Market structure: Enbridge (ENB) and other fee‑based midstream operators (WMB, KMI) are winners from predictable volume flows and secured capex — ENB’s C$20.2–20.8bn 2026 EBITDA guide and C$3.88/dividend drive yield attraction (5.94%) versus peers (WMB 3.3%, KMI 4.3%). Upstream E&P and spot‑oil exposed transport (rail) are losers if capital flows into regulated/fee pipelines; CAD/USD moves matter — a 5% CAD depreciation raises USD returns for non‑Canadian holders and compresses ENB’s foreign‑investor valuation risk.
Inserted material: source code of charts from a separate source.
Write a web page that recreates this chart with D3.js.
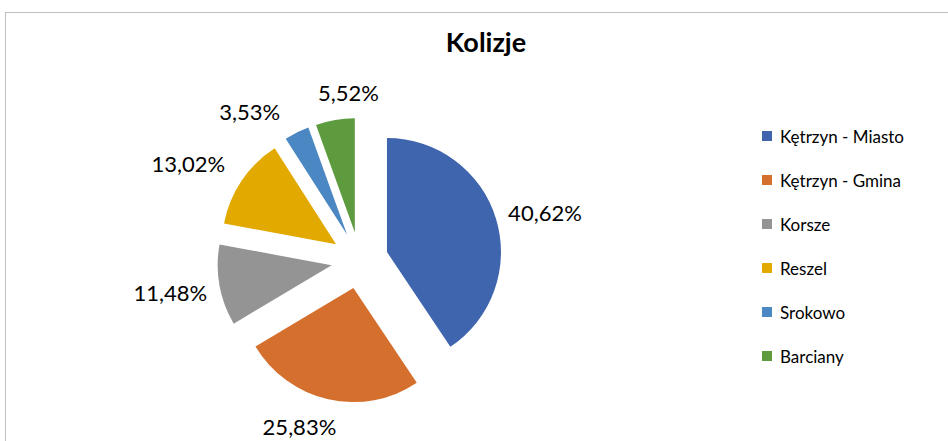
<!DOCTYPE html>
<html>
<head>
<meta charset="utf-8">
<script src="https://cdn.jsdelivr.net/npm/d3@7"></script>
<style>
  body { margin: 0; background: #fff; }
  text { font-family: Lato, "Open Sans", sans-serif; fill: #000; }
</style>
</head>
<body>
<div id="chart"></div>
<script>
// chart data
let categories = ["Kętrzyn - Miasto", "Kętrzyn - Gmina", "Korsze", "Reszel", "Srokowo", "Barciany"];
let shares = [40.62, 25.83, 11.48, 13.02, 3.53, 5.52];
let percentLabels = ["40,62%", "25,83%", "11,48%", "13,02%", "3,53%", "5,52%"];
let colors = ["#3f65ae", "#d46f2d", "#949494", "#e2aa00", "#4b87c2", "#5e9a3e"];

let svgWidth = 948;
let svgHeight = 441;

let svg = d3.select("#chart")
    .append("svg")
    .attr("width", svgWidth)
    .attr("height", svgHeight);

// chart area border
svg.append("rect")
    .attr("x", 5.5)
    .attr("y", 12.5)
    .attr("width", 1000)
    .attr("height", 500)
    .attr("fill", "none")
    .attr("stroke", "#bfbfbf")
    .attr("stroke-width", 1);

// title
svg.append("text")
    .attr("x", 486)
    .attr("y", 52)
    .attr("text-anchor", "middle")
    .attr("font-size", 27)
    .attr("font-weight", "bold")
    .text("Kolizje");

let cx = 359.7, cy = 260.3;
let radius = 114;
let explode = 28.5;

let pie = d3.pie().sort(null).value(d => d.value);
let arc = d3.arc().innerRadius(0).outerRadius(radius);

let rows = categories.map((c, i) => ({ name: c, value: shares[i], label: percentLabels[i], color: colors[i] }));
let arcs = pie(rows);

// direction of the middle of a slice (0 = up, clockwise)
function dir(d) {
    let a = (d.startAngle + d.endAngle) / 2;
    return [Math.sin(a), -Math.cos(a)];
}

let pieGroup = svg.append("g")
    .attr("transform", `translate(${cx}, ${cy})`);

pieGroup.selectAll("path")
    .data(arcs)
    .enter()
    .append("path")
    .attr("d", arc)
    .attr("fill", d => d.data.color)
    .attr("transform", d => {
        let v = dir(d);
        return `translate(${v[0] * explode}, ${v[1] * explode})`;
    });

// small nudges so labels sit where excel placed them
let labelNudge = {
    "Kętrzyn - Miasto": [6, 0],
    "Kętrzyn - Gmina": [-19, 6],
    "Korsze": [-5, 3],
    "Reszel": [-16, -5],
    "Srokowo": [-30, -2],
    "Barciany": [20, -6]
};

let labels = pieGroup.selectAll(".pct")
    .data(arcs)
    .enter()
    .append("text")
    .attr("class", "pct")
    .attr("font-size", 22)
    .attr("text-anchor", "middle")
    .attr("dominant-baseline", "central")
    .text(d => d.data.label);

labels.each(function(d) {
    let box = this.getBBox();
    let v = dir(d);
    let r = radius + explode + 8;
    let n = labelNudge[d.data.name];
    let x = v[0] * r + v[0] * box.width / 2 + n[0];
    let y = v[1] * r + v[1] * box.height / 2 + n[1];
    d3.select(this).attr("x", x).attr("y", y);
});

// legend
let legend = svg.append("g")
    .attr("transform", "translate(762, 136)");

let item = legend.selectAll(".item")
    .data(rows)
    .enter()
    .append("g")
    .attr("class", "item")
    .attr("transform", (d, i) => `translate(0, ${i * 44})`);

item.append("rect")
    .attr("x", 0)
    .attr("y", -5)
    .attr("width", 10)
    .attr("height", 10)
    .attr("fill", d => d.color);

item.append("text")
    .attr("x", 18)
    .attr("y", 0)
    .attr("dominant-baseline", "central")
    .attr("font-size", 17)
    .text(d => d.name);
</script>
</body>
</html>
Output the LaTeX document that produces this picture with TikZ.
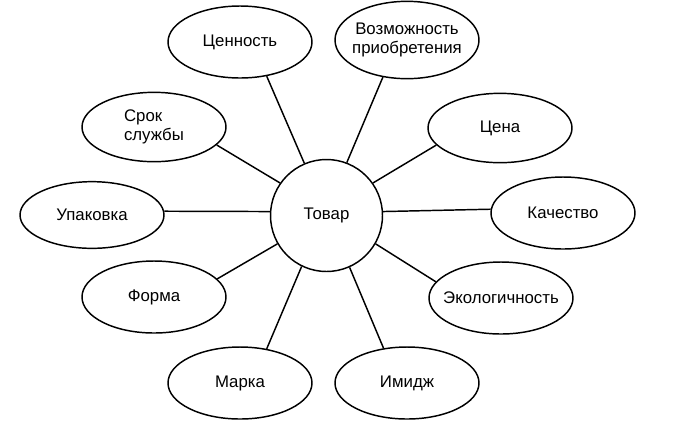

Cross‑asset: midstream stability tends to tighten credit spreads (positive for IG bonds) and reduce equity volatility, while having muted direct commodity beta. Risk assessment: Tail risks include regulatory reversals (major permit denials or provincial litigation), a material capex overrun >10–20% on secured projects, or prolonged interest‑rate spikes that increase financing costs and compress coverage ratios. Immediate (days) risk is headline sensitivity; short term (weeks–months) risk centers on FID and permitting outcomes; long term (years) is demand structural risk from decarbonization and LNG competition. Hidden dependencies: counterparty credit on long‑term contracts, pipeline throughput assumptions linked to US nat‑gas exports, and FX‑hedging gaps. Trade implications: Lean long ENB for income and growth — its premium EV/EBITDA (14.66x vs industry 13.57x) prices execution; prefer covered‑call overlays or cash‑secured puts to lower entry. Relative value: go long ENB vs short KMI/WMB if expecting ENB’s secured projects to deliver EBITDA upside; close when ENB’s EV/EBITDA compresses to ~13.6x or spread target met. Time entries within 30 days and horizon 6–18 months to capture dividend accruals and project wins. Contrarian angles: The market may underprice regulatory and execution risk — a modest premium is justified but 100–200bp of multiple expansion is conditional on flawless project FIDs. Historical parallels (midstream re‑rating cycles 2016–2019) show upside can reverse quickly on overruns or policy shifts. Watch for catalyst flips: a single major project delay or indigenous litigation could trigger >15% drawdown; conversely, three back‑to‑back FIDs would justify adding exposure.